Second, sit yourself outside, in a comfy place, like a hammock, rocking chair, settee, or else a blanket spread on a tufty patch of lawn, and remember of course to bring more drink with you.
Third, and this stage pertains only to the more radical readers, read the book. This stage is not absolutely necessary to read the book, for several studies of Ulysses can furnish you with readings of the book that will prove to be much less inconvenient to your brain than actually reading the book.

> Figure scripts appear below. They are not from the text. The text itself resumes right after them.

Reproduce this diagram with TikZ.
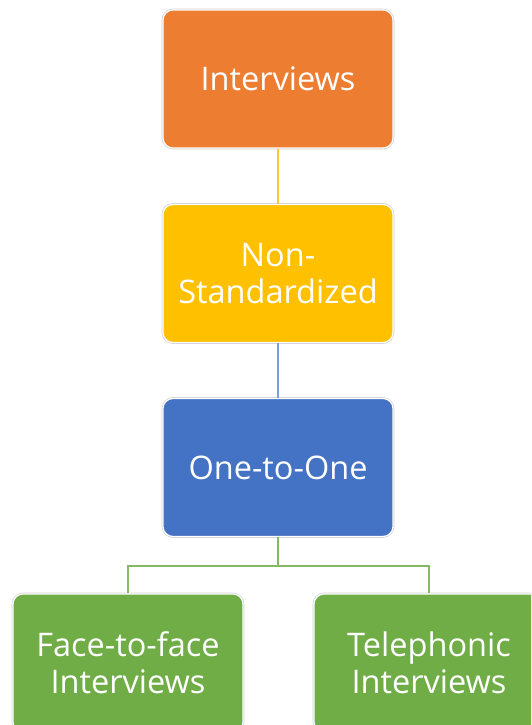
\documentclass[tikz,border=0pt]{standalone}
\usepackage{fontspec}
\setmainfont{Open Sans}
\definecolor{cOrange}{HTML}{ED7D31}
\definecolor{cYellow}{HTML}{FFC000}
\definecolor{cBlue}{HTML}{4472C4}
\definecolor{cGreen}{HTML}{70AD47}
\definecolor{lYellow}{HTML}{FAC63C}
\definecolor{lBlue}{HTML}{7C9DD8}
\definecolor{lGreen}{HTML}{85BA62}
\begin{document}
\begin{tikzpicture}[x=1pt, y=-1pt,
  box/.style={rectangle, rounded corners=10pt, minimum width=230pt, minimum height=138pt,
    text=white, align=center, inner sep=0pt,
    font=\fontsize{32.5}{37}\selectfont,
    draw=white, line width=1.2pt,
    preaction={draw=black!18, line width=2.6pt}},
  link/.style={line width=2.2pt}]
  \clip (0,0) rectangle (531,725);
  \fill[white] (0,0) rectangle (531,725);

  % hierarchy boxes
  \node[box, fill=cOrange] (iv)  at (278,79)    {Interviews};
  \node[box, fill=cYellow] (ns)  at (278,273.5) {Non-\\Standardized};
  \node[box, fill=cBlue]   (one) at (278,467.5) {One-to-One};
  \node[box, fill=cGreen]  (f2f) at (128,663)   {Face-to-face\\Interviews};
  \node[box, fill=cGreen]  (tel) at (429,663)   {Telephonic\\Interviews};

  % connectors
  \draw[link, lYellow] (iv.south) -- (ns.north);
  \draw[link, lBlue] (ns.south) -- (one.north);
  \draw[link, lGreen] (one.south) -- ++(0,29) coordinate (split) -| (f2f.north);
  \draw[link, lGreen] (split) -| (tel.north);
\end{tikzpicture}
\end{document}
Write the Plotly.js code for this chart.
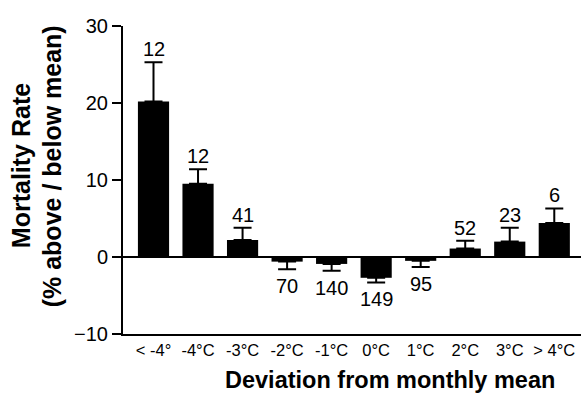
<!DOCTYPE html>
<html><head><meta charset="utf-8">
<script src="https://cdn.plot.ly/plotly-3.0.1.min.js"></script>
<style>html,body{margin:0;padding:0;background:#fff}#chart{width:581px;height:398px}</style>
</head><body><div id="chart"></div>
<script>
const categories = ["< -4°", "-4°C", "-3°C", "-2°C", "-1°C", "0°C", "1°C", "2°C", "3°C", "> 4°C"];
const values = [20.2, 9.5, 2.2, -0.6, -0.9, -2.7, -0.5, 1.1, 2.0, 4.4];
const errors = [5.1, 1.9, 1.6, 1.0, 0.9, 0.6, 0.8, 1.0, 1.8, 1.9];
const counts = ["12", "12", "41", "70", "140", "149", "95", "52", "23", "6"];

const font = "'Liberation Sans', Arial, sans-serif";
const xs = categories.map((c, i) => i);

const trace = {
  type: "bar",
  x: xs,
  y: values,
  width: 0.7,
  marker: {color: "#000", line: {width: 0}},
  error_y: {
    type: "data",
    symmetric: false,
    array: values.map((v, i) => v >= 0 ? errors[i] : 0),
    arrayminus: values.map((v, i) => v < 0 ? errors[i] : 0),
    color: "#000",
    thickness: 2,
    width: 9
  },
  hoverinfo: "skip"
};

const annotations = counts.map((t, i) => {
  const pos = values[i] >= 0;
  return {
    x: xs[i], y: pos ? values[i] + errors[i] : values[i] - errors[i],
    xref: "x", yref: "y", text: t, showarrow: false,
    yanchor: pos ? "bottom" : "top", yshift: pos ? 0 : -4,
    font: {family: font, size: 20, color: "#000"}
  };
});
annotations.push(
  {text: "<b>Deviation from monthly mean</b>", xref: "paper", yref: "paper", x: 0.583, y: -0.149,
   xanchor: "center", yanchor: "middle", showarrow: false,
   font: {family: font, size: 23.5, color: "#000"}},
  {text: "<b>Mortality Rate</b>", xref: "paper", yref: "paper", x: -0.222, y: 0.546, textangle: -90,
   xanchor: "center", yanchor: "middle", showarrow: false,
   font: {family: font, size: 25, color: "#000"}},
  {text: "<b>(% above / below mean)</b>", xref: "paper", yref: "paper", x: -0.156, y: 0.543, textangle: -90,
   xanchor: "center", yanchor: "middle", showarrow: false,
   font: {family: font, size: 25, color: "#000"}}
);

const layout = {
  width: 581, height: 398,
  margin: {l: 123, r: 0, t: 26, b: 64},
  paper_bgcolor: "#fff", plot_bgcolor: "#fff",
  showlegend: false,
  xaxis: {
    range: [-0.685, 9.6],
    tickmode: "array", tickvals: xs, ticktext: categories,
    ticks: "", showgrid: false, zeroline: false,
    showline: true, linecolor: "#000", linewidth: 2,
    tickfont: {family: font, size: 16.5, color: "#000"},
    ticklabelstandoff: 0
  },
  yaxis: {
    range: [-10, 30],
    tickvals: [-10, 0, 10, 20, 30],
    ticks: "outside", ticklen: 9, tickwidth: 1.5, tickcolor: "#000",
    showgrid: false, zeroline: true, zerolinecolor: "#000", zerolinewidth: 1.5,
    showline: true, linecolor: "#000", linewidth: 2,
    tickfont: {family: font, size: 20, color: "#000"},
    ticklabelstandoff: 0
  },
  annotations: annotations
};

Plotly.newPlot("chart", [trace], layout, {staticPlot: true, displayModeBar: false});
</script>
</body></html>
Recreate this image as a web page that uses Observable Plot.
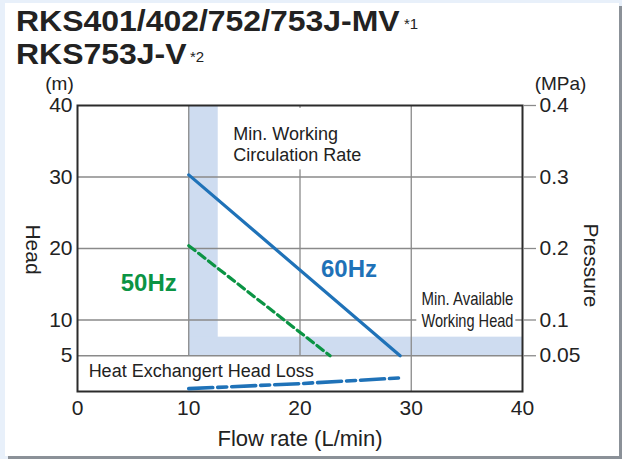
<!DOCTYPE html>
<html><head><meta charset="utf-8">
<script src="https://cdn.jsdelivr.net/npm/d3@7"></script>
<script src="https://cdn.jsdelivr.net/npm/@observablehq/plot@0.6"></script>
<style>
body{margin:0;background:#e8f0fa;font-family:"Liberation Sans",Arial,sans-serif;}
#wrap{position:relative;width:622px;height:459px;overflow:hidden;}
#card{position:absolute;left:5px;top:3px;width:614px;height:453px;background:#fff;box-shadow:3px 3px 0 #8b9198;}
.t{position:absolute;font-weight:bold;font-size:30px;color:#222;white-space:nowrap;line-height:30px;transform:scaleX(1.065);transform-origin:0 0;}
.s{position:absolute;font-size:15px;color:#222;line-height:15px;white-space:nowrap;}
#chart{position:absolute;left:0;top:0;}
</style></head>
<body>
<div id="wrap">
  <div id="card"></div>
  <div id="chart"></div>
  <div class="t" style="left:16px;top:5.6px">RKS401/402/752/753J-MV</div>
  <div class="s" style="left:404px;top:15.5px">*1</div>
  <div class="t" style="left:16px;top:39.2px">RKS753J-V</div>
  <div class="s" style="left:190px;top:49px">*2</div>
</div>
<script>
// Data
const flow60 = [10, 29];
const head60 = [30.3, 5];
const flow50 = [10, 22.7];
const head50 = [20.4, 5];
const flowLoss = [10, 20, 29];
const headLoss = [0.4, 1.1, 1.9];
const xTicks = [0, 10, 20, 30, 40];
const yTicks = [5, 10, 20, 30, 40];
const pressureTicks = ["0.05", "0.1", "0.2", "0.3", "0.4"];
const minFlow = [10, 12.65];   // min working circulation rate band (L/min)
const minHead = [5, 7.6];      // min available working head band (m)

const bands = [
  {x1: minFlow[0], x2: minFlow[1], y1: minHead[0], y2: 40},
  {x1: minFlow[0], x2: 40, y1: minHead[0], y2: minHead[1]}
];
const labelBoxes = [
  {x1: 13.4, x2: 26.3, y1: 31, y2: 39.6},
  {x1: 30.5, x2: 39.4, y1: 8.4, y2: 14.6}
];

const font = "Liberation Sans, Arial, sans-serif";
const grid = "#8a8a8a";
const blue = "#1f72b8";
const green = "#0b9444";

const chart = Plot.plot({
  width: 622, height: 459,
  marginTop: 105, marginLeft: 77, marginRight: 100, marginBottom: 68,
  style: {background: "transparent", fontFamily: font, color: "#222", overflow: "visible"},
  x: {domain: [0, 40]},
  y: {domain: [0, 40]},
  marks: [
    Plot.rect(bands, {x1: "x1", x2: "x2", y1: "y1", y2: "y2", fill: "#cedcf0"}),
    Plot.ruleY([5, 10, 20, 30], {stroke: grid, strokeWidth: 1.3}),
    Plot.ruleX([10, 20], {y1: 5, y2: 40, stroke: grid, strokeWidth: 1.3}),
    Plot.ruleX([30], {stroke: grid, strokeWidth: 1.3}),
    Plot.rect(labelBoxes, {x1: "x1", x2: "x2", y1: "y1", y2: "y2", fill: "white"}),
    Plot.frame({stroke: "#2b2b2b", strokeWidth: 2}),
    Plot.axisX(xTicks, {tickSize: 0, tickPadding: 9, fontSize: 21, label: null}),
    Plot.axisY(yTicks, {anchor: "left", tickSize: 0, tickPadding: 5, fontSize: 21, label: null}),
    Plot.axisY(yTicks, {anchor: "right", tickSize: 13, tickPadding: 4, fontSize: 21, stroke: grid, strokeWidth: 1.3,
      tickFormat: d => pressureTicks[yTicks.indexOf(d)], label: null}),
    Plot.line(flow50, {x: flow50, y: head50, stroke: green, strokeWidth: 3.2, strokeDasharray: "8,4.5"}),
    Plot.line(flow60, {x: flow60, y: head60, stroke: blue, strokeWidth: 3.2}),
    Plot.line(flowLoss, {x: flowLoss, y: headLoss, stroke: blue, strokeWidth: 3.6, strokeDasharray: "24,5,9,5"}),
    Plot.text(["Min. Working\nCirculation Rate"], {x: 14, y: 34.6, textAnchor: "start", lineAnchor: "middle", fontSize: 18, lineHeight: 1.12, fill: "#222"}),
    Plot.text(["Min. Available"], {x: 35.05, y: 13.0, textAnchor: "middle", lineAnchor: "middle", fontSize: 19, fill: "#222"}),
    Plot.text(["Working Head"], {x: 35.05, y: 9.85, textAnchor: "middle", lineAnchor: "middle", fontSize: 19, fill: "#222"}),
    Plot.text(["Heat Exchangert Head Loss"], {x: 1.0, y: 2.8, textAnchor: "start", lineAnchor: "middle", fontSize: 18, fill: "#222"}),
    Plot.text(["50Hz"], {x: 6.4, y: 15.1, fontSize: 24, fontWeight: "bold", fill: green, lineAnchor: "middle"}),
    Plot.text(["60Hz"], {x: 24.4, y: 17.1, fontSize: 24, fontWeight: "bold", fill: blue, lineAnchor: "middle"}),
    Plot.text(["(m)"], {frameAnchor: "top-left", dx: -18, dy: -22, fontSize: 19, lineAnchor: "middle", textAnchor: "middle", fill: "#222"}),
    Plot.text(["(MPa)"], {frameAnchor: "top-right", dx: 38, dy: -22, fontSize: 19, lineAnchor: "middle", textAnchor: "middle", fill: "#222"}),
    Plot.text(["Head"], {frameAnchor: "left", dx: -45, dy: 1, rotate: 90, fontSize: 21, lineAnchor: "middle", textAnchor: "middle", fill: "#222"}),
    Plot.text(["Pressure"], {frameAnchor: "right", dx: 68, dy: 17, rotate: 90, fontSize: 21, lineAnchor: "middle", textAnchor: "middle", fill: "#222"}),
    Plot.text(["Flow rate (L/min)"], {frameAnchor: "bottom", dy: 47, fontSize: 22, lineAnchor: "middle", textAnchor: "middle", fill: "#222"})
  ]
});
document.getElementById("chart").appendChild(chart);
// condense the "Min. Available / Working Head" label like the reference
d3.select(chart).selectAll("text").each(function() {
  const t = this.textContent;
  if (t === "Min. Available" || t === "Working Head") {
    this.setAttribute("textLength", 92);
    this.setAttribute("lengthAdjust", "spacingAndGlyphs");
  }
});
</script>
</body></html>
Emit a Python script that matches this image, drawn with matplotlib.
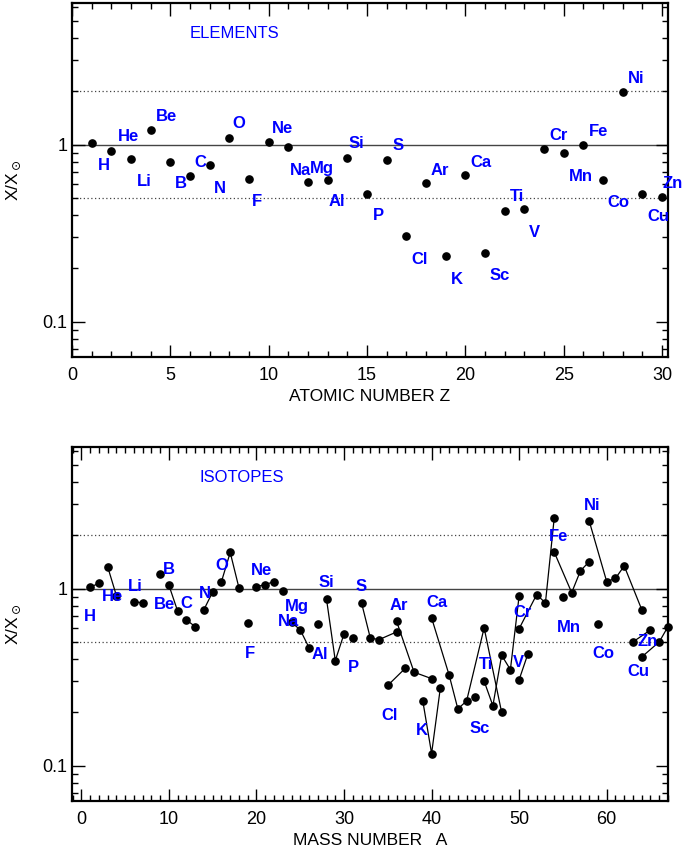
import numpy as np
import matplotlib
matplotlib.use('Agg')
import matplotlib.pyplot as plt
from matplotlib.ticker import LogLocator, FixedLocator, MultipleLocator, NullFormatter, FixedFormatter

plt.rcParams['font.family'] = ['Liberation Sans', 'DejaVu Sans']
plt.rcParams['mathtext.fontset'] = 'dejavusans'

#%% elements (top panel)
el_names = ['H', 'He', 'Li', 'Be', 'B', 'C', 'N', 'O', 'F', 'Ne', 'Na', 'Mg', 'Al', 'Si', 'P',
            'S', 'Cl', 'Ar', 'K', 'Ca', 'Sc', 'Ti', 'V', 'Cr', 'Mn', 'Fe', 'Co', 'Ni', 'Cu', 'Zn']
el_z = np.arange(1, 31)
el_ratio = [1.02, 0.917, 0.834, 1.21, 0.802, 0.666, 0.765, 1.09, 0.637, 1.03,
            0.966, 0.616, 0.632, 0.837, 0.529, 0.816, 0.303, 0.605, 0.236, 0.671,
            0.245, 0.419, 0.430, 0.945, 0.894, 1.00, 0.635, 1.99, 0.529, 0.507]

# label positions (Z, ratio)
el_lab_x = [1.61, 2.85, 3.66, 4.78, 5.55, 6.51, 7.52, 8.49, 9.40, 10.70,
            11.60, 12.72, 13.47, 14.48, 15.58, 16.57, 17.68, 18.70, 19.56, 20.80,
            21.77, 22.63, 23.52, 24.73, 25.87, 26.77, 27.79, 28.69, 29.80, 30.55]
el_lab_y = [0.765, 1.105, 0.616, 1.445, 0.603, 0.792, 0.565, 1.313, 0.479, 1.24,
            0.717, 0.732, 0.475, 1.013, 0.40, 0.983, 0.225, 0.717, 0.173, 0.792,
            0.181, 0.507, 0.319, 1.129, 0.663, 1.189, 0.469, 2.377, 0.391, 0.603]

#%% isotopes (bottom panel), grouped by element
iso_names = ['H', 'He', 'Li', 'Be', 'B', 'C', 'N', 'O', 'F', 'Ne', 'Na', 'Mg', 'Al', 'Si', 'P',
             'S', 'Cl', 'Ar', 'K', 'Ca', 'Sc', 'Ti', 'V', 'Cr', 'Mn', 'Fe', 'Co', 'Ni', 'Cu', 'Zn']
iso_a = [[1, 2], [3, 4], [6, 7], [9], [10, 11], [12, 13], [14, 15], [16, 17, 18], [19],
         [20, 21, 22], [23], [24, 25, 26], [27], [28, 29, 30], [31], [32, 33, 34, 36],
         [35, 37], [36, 38, 40], [39, 40, 41], [40, 42, 43, 44, 46, 48], [45],
         [46, 47, 48, 49, 50], [50, 51], [50, 52, 53, 54], [55], [54, 56, 57, 58], [59],
         [58, 60, 61, 62, 64], [63, 65], [64, 66, 67]]
iso_ratio = [[1.02, 1.07], [1.33, 0.913], [0.845, 0.83], [1.205], [1.044, 0.745],
             [0.665, 0.61], [0.761, 0.958], [1.095, 1.60, 1.009], [0.64],
             [1.026, 1.053, 1.095], [0.966], [0.645, 0.584, 0.464], [0.632],
             [0.87, 0.392, 0.555], [0.529], [0.83, 0.526, 0.515, 0.569],
             [0.284, 0.355], [0.654, 0.337, 0.31], [0.231, 0.117, 0.275],
             [0.683, 0.325, 0.209, 0.232, 0.60, 0.20], [0.2445],
             [0.30, 0.218, 0.42, 0.3485, 0.913], [0.306, 0.428], [0.594, 0.925, 0.83, 2.49],
             [0.893], [1.61, 0.949, 1.26, 1.42], [0.632], [2.41, 1.095, 1.143, 1.343, 0.761],
             [0.50, 0.584], [0.411, 0.50, 0.61]]

iso_lab_x = [0.99, 3.58, 6.13, 9.48, 10.0, 11.96, 14.05, 16.0, 19.2, 20.57,
             23.6, 24.64, 27.2, 28.0, 31.04, 32.0, 35.2, 36.3, 38.85, 40.57,
             45.5, 46.2, 49.94, 50.4, 55.7, 54.5, 59.6, 58.36, 63.6, 64.64]
iso_lab_y = [0.698, 0.898, 1.03, 0.809, 1.28, 0.819, 0.937, 1.349, 0.43, 1.264,
             0.648, 0.788, 0.424, 1.077, 0.359, 1.03, 0.1916, 0.801, 0.158, 0.83,
             0.163, 0.372, 0.38, 0.729, 0.604, 1.96, 0.429, 2.955, 0.338, 0.50]

#%%
fig = plt.figure(figsize=(6.83, 8.52), dpi=100)
ax1 = fig.add_axes([72/683, 1-357/852, 596/683, 354/852])
ax2 = fig.add_axes([72/683, 1-801/852, 596/683, 354/852])

blue = '#0000ff'
lab_font = dict(color=blue, fontsize=12, fontweight='bold', ha='center', va='center',
                fontstretch='condensed')


def style_axis(ax):
    ax.set_yscale('log')
    ax.set_ylim(10**-1.2, 10**0.8)
    ax.axhline(1.0, color='#444444', lw=1.0, zorder=1)
    ax.axhline(2.0, color='#444444', lw=0.9, ls=(0, (1, 2)), zorder=1)
    ax.axhline(0.5, color='#444444', lw=0.9, ls=(0, (1, 2)), zorder=1)
    ax.yaxis.set_major_locator(FixedLocator([0.1, 1.0]))
    ax.yaxis.set_major_formatter(FixedFormatter(['0.1', '1']))
    ax.yaxis.set_minor_locator(LogLocator(base=10, subs=np.arange(2, 10)))
    ax.yaxis.set_minor_formatter(NullFormatter())
    ax.tick_params(which='both', direction='in', top=True, right=True, labelsize=13)
    ax.tick_params(which='major', length=9, width=1)
    ax.tick_params(which='minor', length=4.5, width=1)
    ax.tick_params(axis='x', pad=7)
    for s in ax.spines.values():
        s.set_linewidth(1.6)
    ax.set_ylabel(r'X/X$_\odot$', fontsize=12.5, labelpad=14)


#%% top panel
style_axis(ax1)
ax1.set_xlim(0, 30.3)
ax1.xaxis.set_major_locator(MultipleLocator(5))
ax1.xaxis.set_minor_locator(MultipleLocator(1))
ax1.plot(el_z, el_ratio, 'o', color='black', ms=5.2, zorder=3, clip_on=False)
for name, lx, ly in zip(el_names, el_lab_x, el_lab_y):
    ax1.text(lx, ly, name, clip_on=False, **lab_font)
ax1.text(8.24, 4.23, 'ELEMENTS', color=blue, fontsize=12, ha='center', va='center')
ax1.set_xlabel('ATOMIC NUMBER Z', fontsize=12.5, labelpad=4)

#%% bottom panel
style_axis(ax2)
ax2.set_xlim(-1.07, 67.0)
ax2.xaxis.set_major_locator(MultipleLocator(10))
ax2.xaxis.set_minor_locator(MultipleLocator(1))
for a, r in zip(iso_a, iso_ratio):
    ax2.plot(a, r, '-', color='black', lw=0.9, zorder=2)
    ax2.plot(a, r, 'o', color='black', ms=5.2, zorder=3, clip_on=False)
for name, lx, ly in zip(iso_names, iso_lab_x, iso_lab_y):
    ax2.text(lx, ly, name, clip_on=False, **lab_font)
ax2.text(18.3, 4.22, 'ISOTOPES', color=blue, fontsize=12, ha='center', va='center')
ax2.set_xlabel('MASS NUMBER   A', fontsize=12.5, labelpad=4)

fig.savefig('out.png', dpi=100)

Now for those intrepid readers who will read Ulysses by reading Ulysses, I offer this plain advice: in reading Ulysses, two types of nonsense shall manifest themselves: (1) nonsense worth translating into sense, and (2) nonsense that cannot be translated into sense. Regarding the first: this category can be greatly reduced if you read the entirety of the literary canon first (only a suggestion), and in regard to the obsolete references to the Dublin of 1904, consulting Don Gifford’s Annotations to Ulysses helps (incidentally, The Norton Anthology of English Literature, volume two, contains smallish portions of Ulysses with useful footnotes, and Oxford paperbacks has an edition with somewhat comprehensive endnotes). About the second type of nonsense: that is what the extra drink is for, so have plenty of it.
Once the fun of beginning to read Ulysses has begun, you should expect the malaise to follow, for U. innately invites the universal disintegration of mental faculties (which ought not be confused with the mental disintegration of university faculties), thus transfiguring its ardent readers into pedantic dizzards with all the social graces of Coleridge’s ancient mariner, or as Robert Burton says in The Anatomy of Melancholy, “silly, soft fellows in their outward behavior.” Like a drunk attempting to look sober, so should you too attempt to look normal; for though you will deceive only the fools, everyone else will at least appreciate your consideration in making wanton stabs at social decency despite your thorough lack of success. Remember: real people are not doing this thing you are doing. Also, your brain is like the gullet of a person who is drinking, so you should consistently give your brain equivalents of foodstuffs (whatever your fancies are) with which to slacken the boozy stream of Joyce’s prose as it courses down your helpless esophagus, lest your brain, as Burton warns, “by much study is consumed.”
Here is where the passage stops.